Work to complete: Exactly as written, write out the lines below from the first to the one containing "lines.append(ln)", inclusive. Pictures do not belong in the copy.

[Start Material provided]

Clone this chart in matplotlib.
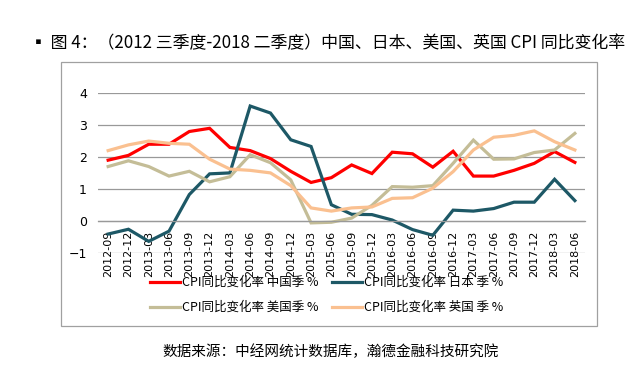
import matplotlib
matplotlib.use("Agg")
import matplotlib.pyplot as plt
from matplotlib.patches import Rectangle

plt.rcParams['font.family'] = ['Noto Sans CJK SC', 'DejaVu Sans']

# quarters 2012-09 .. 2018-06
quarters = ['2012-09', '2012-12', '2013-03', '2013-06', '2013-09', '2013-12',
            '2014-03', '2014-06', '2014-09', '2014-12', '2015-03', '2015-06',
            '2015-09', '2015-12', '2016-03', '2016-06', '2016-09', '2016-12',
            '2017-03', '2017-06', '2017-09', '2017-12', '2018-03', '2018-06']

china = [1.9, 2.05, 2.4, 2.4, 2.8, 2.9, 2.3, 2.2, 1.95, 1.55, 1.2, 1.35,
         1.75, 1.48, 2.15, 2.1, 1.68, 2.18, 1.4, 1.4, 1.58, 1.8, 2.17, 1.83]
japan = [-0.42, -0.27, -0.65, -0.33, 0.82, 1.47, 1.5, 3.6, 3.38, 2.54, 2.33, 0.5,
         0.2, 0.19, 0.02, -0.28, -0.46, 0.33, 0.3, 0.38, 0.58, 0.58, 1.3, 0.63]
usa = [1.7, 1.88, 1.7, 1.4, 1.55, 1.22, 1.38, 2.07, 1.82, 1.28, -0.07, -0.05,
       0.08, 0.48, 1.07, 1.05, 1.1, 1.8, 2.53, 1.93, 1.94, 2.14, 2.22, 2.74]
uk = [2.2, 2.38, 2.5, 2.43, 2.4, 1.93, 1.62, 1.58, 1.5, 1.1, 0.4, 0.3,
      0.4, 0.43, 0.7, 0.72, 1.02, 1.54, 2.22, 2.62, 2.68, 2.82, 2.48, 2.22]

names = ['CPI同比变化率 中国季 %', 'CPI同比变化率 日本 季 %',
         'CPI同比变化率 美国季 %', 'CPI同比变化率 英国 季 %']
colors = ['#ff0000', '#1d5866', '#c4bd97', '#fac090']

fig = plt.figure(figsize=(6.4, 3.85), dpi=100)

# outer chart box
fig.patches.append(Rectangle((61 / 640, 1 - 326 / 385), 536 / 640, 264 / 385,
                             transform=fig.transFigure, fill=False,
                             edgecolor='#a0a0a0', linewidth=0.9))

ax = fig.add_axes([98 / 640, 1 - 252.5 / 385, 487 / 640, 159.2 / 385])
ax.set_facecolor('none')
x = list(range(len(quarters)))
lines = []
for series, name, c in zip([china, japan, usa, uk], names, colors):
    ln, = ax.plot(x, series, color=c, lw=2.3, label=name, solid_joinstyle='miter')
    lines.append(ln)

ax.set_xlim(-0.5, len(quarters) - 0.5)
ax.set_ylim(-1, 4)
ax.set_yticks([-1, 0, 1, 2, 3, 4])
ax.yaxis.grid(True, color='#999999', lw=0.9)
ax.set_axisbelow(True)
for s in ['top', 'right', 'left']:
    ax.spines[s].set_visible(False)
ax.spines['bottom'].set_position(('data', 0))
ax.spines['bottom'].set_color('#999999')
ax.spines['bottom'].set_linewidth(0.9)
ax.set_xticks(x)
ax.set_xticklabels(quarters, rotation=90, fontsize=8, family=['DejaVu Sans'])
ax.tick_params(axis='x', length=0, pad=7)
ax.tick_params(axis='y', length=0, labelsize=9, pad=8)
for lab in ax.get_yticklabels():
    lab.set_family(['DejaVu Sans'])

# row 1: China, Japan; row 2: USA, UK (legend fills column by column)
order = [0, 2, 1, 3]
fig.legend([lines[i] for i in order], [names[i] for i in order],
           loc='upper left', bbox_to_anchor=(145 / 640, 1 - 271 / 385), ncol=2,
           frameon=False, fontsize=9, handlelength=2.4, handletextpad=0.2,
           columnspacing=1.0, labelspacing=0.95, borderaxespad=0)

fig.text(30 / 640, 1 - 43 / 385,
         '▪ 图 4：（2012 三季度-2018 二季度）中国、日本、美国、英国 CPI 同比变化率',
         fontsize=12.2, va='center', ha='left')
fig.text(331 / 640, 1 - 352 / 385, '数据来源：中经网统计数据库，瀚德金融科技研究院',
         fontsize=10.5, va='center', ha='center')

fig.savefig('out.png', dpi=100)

[End Material provided]

Response:
Clone this chart in matplotlib.
import matplotlib
matplotlib.use("Agg")
import matplotlib.pyplot as plt
from matplotlib.patches import Rectangle

plt.rcParams['font.family'] = ['Noto Sans CJK SC', 'DejaVu Sans']

# quarters 2012-09 .. 2018-06
quarters = ['2012-09', '2012-12', '2013-03', '2013-06', '2013-09', '2013-12',
            '2014-03', '2014-06', '2014-09', '2014-12', '2015-03', '2015-06',
            '2015-09', '2015-12', '2016-03', '2016-06', '2016-09', '2016-12',
            '2017-03', '2017-06', '2017-09', '2017-12', '2018-03', '2018-06']

china = [1.9, 2.05, 2.4, 2.4, 2.8, 2.9, 2.3, 2.2, 1.95, 1.55, 1.2, 1.35,
         1.75, 1.48, 2.15, 2.1, 1.68, 2.18, 1.4, 1.4, 1.58, 1.8, 2.17, 1.83]
japan = [-0.42, -0.27, -0.65, -0.33, 0.82, 1.47, 1.5, 3.6, 3.38, 2.54, 2.33, 0.5,
         0.2, 0.19, 0.02, -0.28, -0.46, 0.33, 0.3, 0.38, 0.58, 0.58, 1.3, 0.63]
usa = [1.7, 1.88, 1.7, 1.4, 1.55, 1.22, 1.38, 2.07, 1.82, 1.28, -0.07, -0.05,
       0.08, 0.48, 1.07, 1.05, 1.1, 1.8, 2.53, 1.93, 1.94, 2.14, 2.22, 2.74]
uk = [2.2, 2.38, 2.5, 2.43, 2.4, 1.93, 1.62, 1.58, 1.5, 1.1, 0.4, 0.3,
      0.4, 0.43, 0.7, 0.72, 1.02, 1.54, 2.22, 2.62, 2.68, 2.82, 2.48, 2.22]

names = ['CPI同比变化率 中国季 %', 'CPI同比变化率 日本 季 %',
         'CPI同比变化率 美国季 %', 'CPI同比变化率 英国 季 %']
colors = ['#ff0000', '#1d5866', '#c4bd97', '#fac090']

fig = plt.figure(figsize=(6.4, 3.85), dpi=100)

# outer chart box
fig.patches.append(Rectangle((61 / 640, 1 - 326 / 385), 536 / 640, 264 / 385,
                             transform=fig.transFigure, fill=False,
                             edgecolor='#a0a0a0', linewidth=0.9))

ax = fig.add_axes([98 / 640, 1 - 252.5 / 385, 487 / 640, 159.2 / 385])
ax.set_facecolor('none')
x = list(range(len(quarters)))
lines = []
for series, name, c in zip([china, japan, usa, uk], names, colors):
    ln, = ax.plot(x, series, color=c, lw=2.3, label=name, solid_joinstyle='miter')
    lines.append(ln)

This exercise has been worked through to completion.